◆ Records:
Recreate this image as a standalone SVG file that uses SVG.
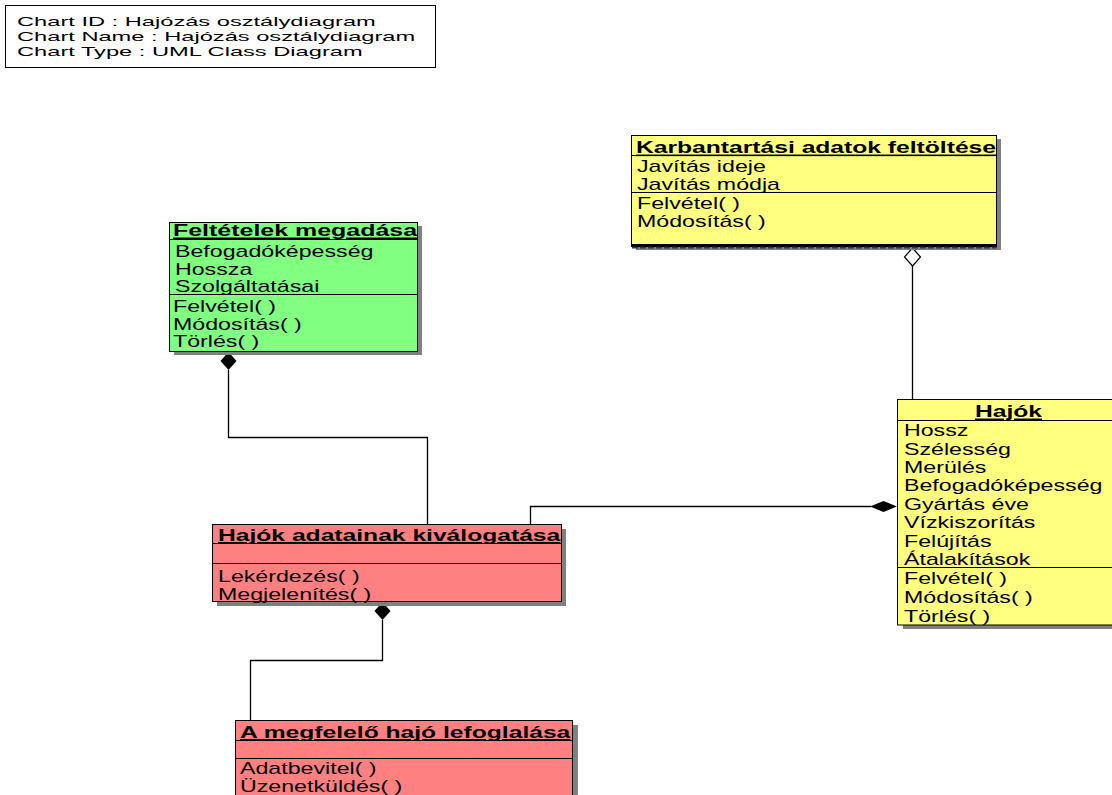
--
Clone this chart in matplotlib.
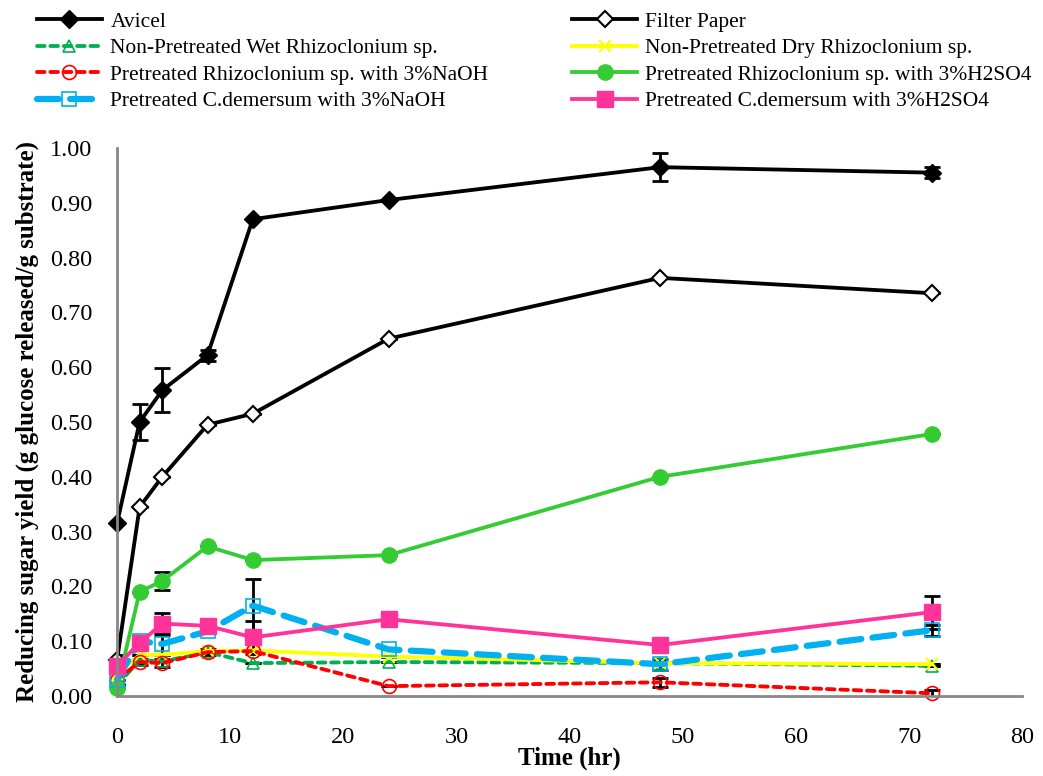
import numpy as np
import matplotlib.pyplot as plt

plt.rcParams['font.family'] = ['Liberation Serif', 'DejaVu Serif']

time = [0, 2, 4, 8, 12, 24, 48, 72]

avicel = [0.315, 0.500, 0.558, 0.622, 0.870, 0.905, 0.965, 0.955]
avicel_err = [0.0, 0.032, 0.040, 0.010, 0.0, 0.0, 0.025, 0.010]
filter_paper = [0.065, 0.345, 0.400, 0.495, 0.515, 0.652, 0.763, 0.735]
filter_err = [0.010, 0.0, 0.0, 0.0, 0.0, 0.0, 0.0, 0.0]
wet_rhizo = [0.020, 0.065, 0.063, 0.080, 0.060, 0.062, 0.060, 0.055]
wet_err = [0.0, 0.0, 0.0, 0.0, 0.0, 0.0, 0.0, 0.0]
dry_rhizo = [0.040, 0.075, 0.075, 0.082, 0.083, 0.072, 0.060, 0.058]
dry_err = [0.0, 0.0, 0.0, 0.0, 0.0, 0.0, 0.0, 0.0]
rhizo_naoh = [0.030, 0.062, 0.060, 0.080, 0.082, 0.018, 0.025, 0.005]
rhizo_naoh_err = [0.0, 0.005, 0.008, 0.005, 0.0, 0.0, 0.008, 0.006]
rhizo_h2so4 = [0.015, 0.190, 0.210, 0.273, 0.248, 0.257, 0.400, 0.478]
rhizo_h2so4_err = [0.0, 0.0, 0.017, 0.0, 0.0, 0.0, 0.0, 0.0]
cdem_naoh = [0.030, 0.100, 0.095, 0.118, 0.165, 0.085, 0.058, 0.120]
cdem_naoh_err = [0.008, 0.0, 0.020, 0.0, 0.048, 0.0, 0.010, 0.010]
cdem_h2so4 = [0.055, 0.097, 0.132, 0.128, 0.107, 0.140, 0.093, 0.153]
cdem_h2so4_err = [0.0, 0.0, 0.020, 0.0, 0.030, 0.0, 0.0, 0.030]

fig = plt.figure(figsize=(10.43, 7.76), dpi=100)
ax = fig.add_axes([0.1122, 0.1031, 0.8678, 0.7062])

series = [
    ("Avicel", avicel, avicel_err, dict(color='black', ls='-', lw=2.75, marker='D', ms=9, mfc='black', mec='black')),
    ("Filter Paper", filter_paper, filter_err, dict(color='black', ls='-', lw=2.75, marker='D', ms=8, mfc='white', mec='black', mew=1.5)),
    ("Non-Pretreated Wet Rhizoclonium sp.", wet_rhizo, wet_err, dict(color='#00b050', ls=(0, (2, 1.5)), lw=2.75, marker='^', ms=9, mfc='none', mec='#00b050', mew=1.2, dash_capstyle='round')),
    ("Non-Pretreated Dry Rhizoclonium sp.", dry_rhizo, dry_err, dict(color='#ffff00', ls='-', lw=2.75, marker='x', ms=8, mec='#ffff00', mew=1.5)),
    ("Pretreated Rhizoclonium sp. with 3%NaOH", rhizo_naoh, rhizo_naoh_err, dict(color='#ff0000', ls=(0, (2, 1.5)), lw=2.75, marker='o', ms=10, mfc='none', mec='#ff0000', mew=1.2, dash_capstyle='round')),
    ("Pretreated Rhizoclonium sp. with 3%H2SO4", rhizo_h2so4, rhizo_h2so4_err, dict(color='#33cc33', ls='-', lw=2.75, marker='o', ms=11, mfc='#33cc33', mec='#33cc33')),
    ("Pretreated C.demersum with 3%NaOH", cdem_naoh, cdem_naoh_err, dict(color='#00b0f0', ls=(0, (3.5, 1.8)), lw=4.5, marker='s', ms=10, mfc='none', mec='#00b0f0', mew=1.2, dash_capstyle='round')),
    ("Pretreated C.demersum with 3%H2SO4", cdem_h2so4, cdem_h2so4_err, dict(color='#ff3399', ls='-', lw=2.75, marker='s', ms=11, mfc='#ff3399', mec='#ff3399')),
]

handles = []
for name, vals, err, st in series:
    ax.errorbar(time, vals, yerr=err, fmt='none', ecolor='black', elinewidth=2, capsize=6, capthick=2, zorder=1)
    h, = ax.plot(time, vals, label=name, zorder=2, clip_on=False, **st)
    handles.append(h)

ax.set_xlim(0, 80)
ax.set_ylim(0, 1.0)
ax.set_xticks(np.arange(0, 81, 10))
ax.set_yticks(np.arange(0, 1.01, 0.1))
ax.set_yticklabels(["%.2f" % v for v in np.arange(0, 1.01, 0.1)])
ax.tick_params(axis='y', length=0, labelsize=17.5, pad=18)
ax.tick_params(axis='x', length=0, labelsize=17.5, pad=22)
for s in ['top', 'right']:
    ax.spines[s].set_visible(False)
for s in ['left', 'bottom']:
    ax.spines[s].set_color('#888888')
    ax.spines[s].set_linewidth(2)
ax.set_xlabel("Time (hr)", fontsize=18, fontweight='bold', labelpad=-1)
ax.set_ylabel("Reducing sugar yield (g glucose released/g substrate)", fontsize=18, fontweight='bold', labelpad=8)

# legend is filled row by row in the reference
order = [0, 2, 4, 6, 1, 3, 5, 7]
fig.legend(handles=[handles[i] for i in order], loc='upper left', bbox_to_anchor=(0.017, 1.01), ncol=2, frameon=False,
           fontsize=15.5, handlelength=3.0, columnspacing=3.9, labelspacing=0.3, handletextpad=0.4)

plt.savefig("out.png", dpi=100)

◆ Goal: Leaving out all pictures, set down exactly the lines of the material above, from the line with "Clone this chart in matplotlib." to the line with "ax = fig.add_axes([0.1122, 0.1031, 0.8678, 0.7062])" inclusive, and no others.

◆ Exercise response:
Clone this chart in matplotlib.
import numpy as np
import matplotlib.pyplot as plt

plt.rcParams['font.family'] = ['Liberation Serif', 'DejaVu Serif']

time = [0, 2, 4, 8, 12, 24, 48, 72]

avicel = [0.315, 0.500, 0.558, 0.622, 0.870, 0.905, 0.965, 0.955]
avicel_err = [0.0, 0.032, 0.040, 0.010, 0.0, 0.0, 0.025, 0.010]
filter_paper = [0.065, 0.345, 0.400, 0.495, 0.515, 0.652, 0.763, 0.735]
filter_err = [0.010, 0.0, 0.0, 0.0, 0.0, 0.0, 0.0, 0.0]
wet_rhizo = [0.020, 0.065, 0.063, 0.080, 0.060, 0.062, 0.060, 0.055]
wet_err = [0.0, 0.0, 0.0, 0.0, 0.0, 0.0, 0.0, 0.0]
dry_rhizo = [0.040, 0.075, 0.075, 0.082, 0.083, 0.072, 0.060, 0.058]
dry_err = [0.0, 0.0, 0.0, 0.0, 0.0, 0.0, 0.0, 0.0]
rhizo_naoh = [0.030, 0.062, 0.060, 0.080, 0.082, 0.018, 0.025, 0.005]
rhizo_naoh_err = [0.0, 0.005, 0.008, 0.005, 0.0, 0.0, 0.008, 0.006]
rhizo_h2so4 = [0.015, 0.190, 0.210, 0.273, 0.248, 0.257, 0.400, 0.478]
rhizo_h2so4_err = [0.0, 0.0, 0.017, 0.0, 0.0, 0.0, 0.0, 0.0]
cdem_naoh = [0.030, 0.100, 0.095, 0.118, 0.165, 0.085, 0.058, 0.120]
cdem_naoh_err = [0.008, 0.0, 0.020, 0.0, 0.048, 0.0, 0.010, 0.010]
cdem_h2so4 = [0.055, 0.097, 0.132, 0.128, 0.107, 0.140, 0.093, 0.153]
cdem_h2so4_err = [0.0, 0.0, 0.020, 0.0, 0.030, 0.0, 0.0, 0.030]

fig = plt.figure(figsize=(10.43, 7.76), dpi=100)
ax = fig.add_axes([0.1122, 0.1031, 0.8678, 0.7062])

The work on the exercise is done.